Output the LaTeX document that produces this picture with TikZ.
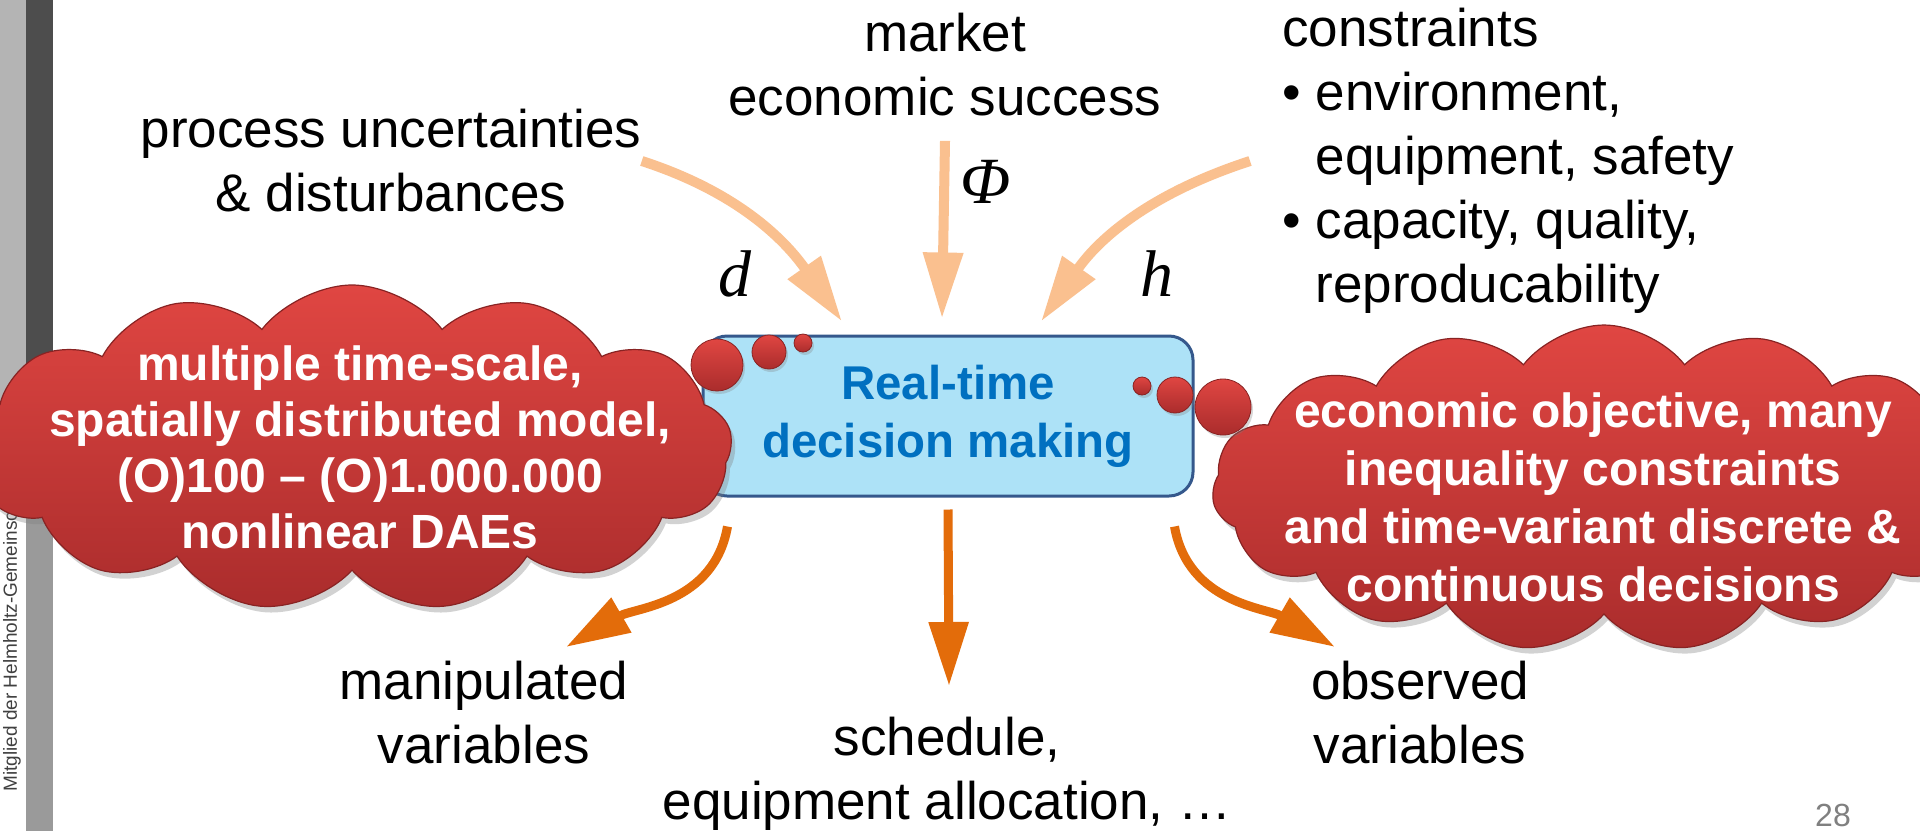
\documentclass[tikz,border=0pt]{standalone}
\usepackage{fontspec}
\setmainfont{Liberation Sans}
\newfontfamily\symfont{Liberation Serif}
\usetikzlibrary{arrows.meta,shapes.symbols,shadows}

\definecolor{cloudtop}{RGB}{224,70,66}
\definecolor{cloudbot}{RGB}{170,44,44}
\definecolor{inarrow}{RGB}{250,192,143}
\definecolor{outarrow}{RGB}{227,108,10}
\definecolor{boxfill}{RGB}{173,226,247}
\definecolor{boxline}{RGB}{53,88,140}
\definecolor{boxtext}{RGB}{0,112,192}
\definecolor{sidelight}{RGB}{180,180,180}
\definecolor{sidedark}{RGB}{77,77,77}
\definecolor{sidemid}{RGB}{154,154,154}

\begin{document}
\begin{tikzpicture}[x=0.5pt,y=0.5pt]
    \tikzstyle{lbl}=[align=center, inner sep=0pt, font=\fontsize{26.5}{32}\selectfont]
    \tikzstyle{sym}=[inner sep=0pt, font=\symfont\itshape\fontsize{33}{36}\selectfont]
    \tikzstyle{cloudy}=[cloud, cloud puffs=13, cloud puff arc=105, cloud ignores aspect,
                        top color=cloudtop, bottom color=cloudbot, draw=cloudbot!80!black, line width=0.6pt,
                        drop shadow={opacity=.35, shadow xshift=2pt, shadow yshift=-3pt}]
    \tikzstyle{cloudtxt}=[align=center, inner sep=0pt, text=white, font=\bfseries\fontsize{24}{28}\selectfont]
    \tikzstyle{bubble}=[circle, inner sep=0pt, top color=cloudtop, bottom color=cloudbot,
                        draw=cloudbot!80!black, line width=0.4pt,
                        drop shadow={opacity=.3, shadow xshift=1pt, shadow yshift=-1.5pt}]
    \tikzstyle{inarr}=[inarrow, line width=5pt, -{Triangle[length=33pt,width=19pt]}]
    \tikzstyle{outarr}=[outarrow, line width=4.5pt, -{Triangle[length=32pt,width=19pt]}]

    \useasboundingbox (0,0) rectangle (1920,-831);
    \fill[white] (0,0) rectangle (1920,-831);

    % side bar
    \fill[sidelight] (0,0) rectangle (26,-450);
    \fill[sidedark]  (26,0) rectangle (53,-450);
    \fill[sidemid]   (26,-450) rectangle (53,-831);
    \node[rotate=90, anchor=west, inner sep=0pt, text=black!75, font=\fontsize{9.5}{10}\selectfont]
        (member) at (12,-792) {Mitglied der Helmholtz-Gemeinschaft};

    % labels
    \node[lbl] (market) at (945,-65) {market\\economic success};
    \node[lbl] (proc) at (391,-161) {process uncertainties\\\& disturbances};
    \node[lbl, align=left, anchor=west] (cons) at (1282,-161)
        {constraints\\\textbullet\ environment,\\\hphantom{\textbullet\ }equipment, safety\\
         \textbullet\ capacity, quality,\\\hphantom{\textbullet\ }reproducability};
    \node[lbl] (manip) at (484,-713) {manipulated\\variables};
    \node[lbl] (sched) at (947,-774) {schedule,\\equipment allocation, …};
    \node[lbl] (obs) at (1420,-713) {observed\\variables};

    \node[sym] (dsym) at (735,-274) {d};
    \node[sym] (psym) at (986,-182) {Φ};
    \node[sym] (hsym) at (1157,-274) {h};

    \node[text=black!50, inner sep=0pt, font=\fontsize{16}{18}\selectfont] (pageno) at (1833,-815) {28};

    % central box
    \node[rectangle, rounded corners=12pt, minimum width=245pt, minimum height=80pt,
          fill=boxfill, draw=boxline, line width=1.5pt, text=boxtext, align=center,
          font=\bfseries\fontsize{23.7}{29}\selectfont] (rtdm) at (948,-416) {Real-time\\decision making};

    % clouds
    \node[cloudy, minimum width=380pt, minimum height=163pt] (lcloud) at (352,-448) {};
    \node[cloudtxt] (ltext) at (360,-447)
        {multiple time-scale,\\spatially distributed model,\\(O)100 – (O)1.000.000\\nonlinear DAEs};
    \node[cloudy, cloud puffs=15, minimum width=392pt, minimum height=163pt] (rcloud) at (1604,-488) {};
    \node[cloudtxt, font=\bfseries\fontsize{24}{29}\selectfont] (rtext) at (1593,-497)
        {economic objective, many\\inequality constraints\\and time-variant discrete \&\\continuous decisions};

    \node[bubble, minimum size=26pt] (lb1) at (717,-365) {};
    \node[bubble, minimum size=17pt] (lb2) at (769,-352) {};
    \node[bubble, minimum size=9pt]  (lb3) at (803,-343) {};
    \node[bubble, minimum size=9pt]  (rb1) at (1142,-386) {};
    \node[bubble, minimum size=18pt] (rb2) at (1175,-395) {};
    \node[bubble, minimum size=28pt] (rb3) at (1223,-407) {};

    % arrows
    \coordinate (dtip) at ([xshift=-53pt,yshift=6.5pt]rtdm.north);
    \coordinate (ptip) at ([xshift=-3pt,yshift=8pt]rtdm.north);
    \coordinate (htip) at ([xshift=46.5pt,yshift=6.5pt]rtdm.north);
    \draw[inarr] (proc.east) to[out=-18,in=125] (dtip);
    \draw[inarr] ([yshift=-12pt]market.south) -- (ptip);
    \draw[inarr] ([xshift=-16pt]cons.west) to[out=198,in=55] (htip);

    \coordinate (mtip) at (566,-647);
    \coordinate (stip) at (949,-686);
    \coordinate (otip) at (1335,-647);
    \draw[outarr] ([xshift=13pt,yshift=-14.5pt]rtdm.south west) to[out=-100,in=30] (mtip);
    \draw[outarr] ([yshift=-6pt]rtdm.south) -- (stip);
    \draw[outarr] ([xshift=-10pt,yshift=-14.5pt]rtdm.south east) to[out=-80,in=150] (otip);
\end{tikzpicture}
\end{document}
※ ※ ※
-- What is expected --
Copy the whole of the material above exactly, but not its images.

-- Final result --
Output the LaTeX document that produces this picture with TikZ.
\documentclass[tikz,border=0pt]{standalone}
\usepackage{fontspec}
\setmainfont{Liberation Sans}
\newfontfamily\symfont{Liberation Serif}
\usetikzlibrary{arrows.meta,shapes.symbols,shadows}

\definecolor{cloudtop}{RGB}{224,70,66}
\definecolor{cloudbot}{RGB}{170,44,44}
\definecolor{inarrow}{RGB}{250,192,143}
\definecolor{outarrow}{RGB}{227,108,10}
\definecolor{boxfill}{RGB}{173,226,247}
\definecolor{boxline}{RGB}{53,88,140}
\definecolor{boxtext}{RGB}{0,112,192}
\definecolor{sidelight}{RGB}{180,180,180}
\definecolor{sidedark}{RGB}{77,77,77}
\definecolor{sidemid}{RGB}{154,154,154}

\begin{document}
\begin{tikzpicture}[x=0.5pt,y=0.5pt]
    \tikzstyle{lbl}=[align=center, inner sep=0pt, font=\fontsize{26.5}{32}\selectfont]
    \tikzstyle{sym}=[inner sep=0pt, font=\symfont\itshape\fontsize{33}{36}\selectfont]
    \tikzstyle{cloudy}=[cloud, cloud puffs=13, cloud puff arc=105, cloud ignores aspect,
                        top color=cloudtop, bottom color=cloudbot, draw=cloudbot!80!black, line width=0.6pt,
                        drop shadow={opacity=.35, shadow xshift=2pt, shadow yshift=-3pt}]
    \tikzstyle{cloudtxt}=[align=center, inner sep=0pt, text=white, font=\bfseries\fontsize{24}{28}\selectfont]
    \tikzstyle{bubble}=[circle, inner sep=0pt, top color=cloudtop, bottom color=cloudbot,
                        draw=cloudbot!80!black, line width=0.4pt,
                        drop shadow={opacity=.3, shadow xshift=1pt, shadow yshift=-1.5pt}]
    \tikzstyle{inarr}=[inarrow, line width=5pt, -{Triangle[length=33pt,width=19pt]}]
    \tikzstyle{outarr}=[outarrow, line width=4.5pt, -{Triangle[length=32pt,width=19pt]}]

    \useasboundingbox (0,0) rectangle (1920,-831);
    \fill[white] (0,0) rectangle (1920,-831);

    % side bar
    \fill[sidelight] (0,0) rectangle (26,-450);
    \fill[sidedark]  (26,0) rectangle (53,-450);
    \fill[sidemid]   (26,-450) rectangle (53,-831);
    \node[rotate=90, anchor=west, inner sep=0pt, text=black!75, font=\fontsize{9.5}{10}\selectfont]
        (member) at (12,-792) {Mitglied der Helmholtz-Gemeinschaft};

    % labels
    \node[lbl] (market) at (945,-65) {market\\economic success};
    \node[lbl] (proc) at (391,-161) {process uncertainties\\\& disturbances};
    \node[lbl, align=left, anchor=west] (cons) at (1282,-161)
        {constraints\\\textbullet\ environment,\\\hphantom{\textbullet\ }equipment, safety\\
         \textbullet\ capacity, quality,\\\hphantom{\textbullet\ }reproducability};
    \node[lbl] (manip) at (484,-713) {manipulated\\variables};
    \node[lbl] (sched) at (947,-774) {schedule,\\equipment allocation, …};
    \node[lbl] (obs) at (1420,-713) {observed\\variables};

    \node[sym] (dsym) at (735,-274) {d};
    \node[sym] (psym) at (986,-182) {Φ};
    \node[sym] (hsym) at (1157,-274) {h};

    \node[text=black!50, inner sep=0pt, font=\fontsize{16}{18}\selectfont] (pageno) at (1833,-815) {28};

    % central box
    \node[rectangle, rounded corners=12pt, minimum width=245pt, minimum height=80pt,
          fill=boxfill, draw=boxline, line width=1.5pt, text=boxtext, align=center,
          font=\bfseries\fontsize{23.7}{29}\selectfont] (rtdm) at (948,-416) {Real-time\\decision making};

    % clouds
    \node[cloudy, minimum width=380pt, minimum height=163pt] (lcloud) at (352,-448) {};
    \node[cloudtxt] (ltext) at (360,-447)
        {multiple time-scale,\\spatially distributed model,\\(O)100 – (O)1.000.000\\nonlinear DAEs};
    \node[cloudy, cloud puffs=15, minimum width=392pt, minimum height=163pt] (rcloud) at (1604,-488) {};
    \node[cloudtxt, font=\bfseries\fontsize{24}{29}\selectfont] (rtext) at (1593,-497)
        {economic objective, many\\inequality constraints\\and time-variant discrete \&\\continuous decisions};

    \node[bubble, minimum size=26pt] (lb1) at (717,-365) {};
    \node[bubble, minimum size=17pt] (lb2) at (769,-352) {};
    \node[bubble, minimum size=9pt]  (lb3) at (803,-343) {};
    \node[bubble, minimum size=9pt]  (rb1) at (1142,-386) {};
    \node[bubble, minimum size=18pt] (rb2) at (1175,-395) {};
    \node[bubble, minimum size=28pt] (rb3) at (1223,-407) {};

    % arrows
    \coordinate (dtip) at ([xshift=-53pt,yshift=6.5pt]rtdm.north);
    \coordinate (ptip) at ([xshift=-3pt,yshift=8pt]rtdm.north);
    \coordinate (htip) at ([xshift=46.5pt,yshift=6.5pt]rtdm.north);
    \draw[inarr] (proc.east) to[out=-18,in=125] (dtip);
    \draw[inarr] ([yshift=-12pt]market.south) -- (ptip);
    \draw[inarr] ([xshift=-16pt]cons.west) to[out=198,in=55] (htip);

    \coordinate (mtip) at (566,-647);
    \coordinate (stip) at (949,-686);
    \coordinate (otip) at (1335,-647);
    \draw[outarr] ([xshift=13pt,yshift=-14.5pt]rtdm.south west) to[out=-100,in=30] (mtip);
    \draw[outarr] ([yshift=-6pt]rtdm.south) -- (stip);
    \draw[outarr] ([xshift=-10pt,yshift=-14.5pt]rtdm.south east) to[out=-80,in=150] (otip);
\end{tikzpicture}
\end{document}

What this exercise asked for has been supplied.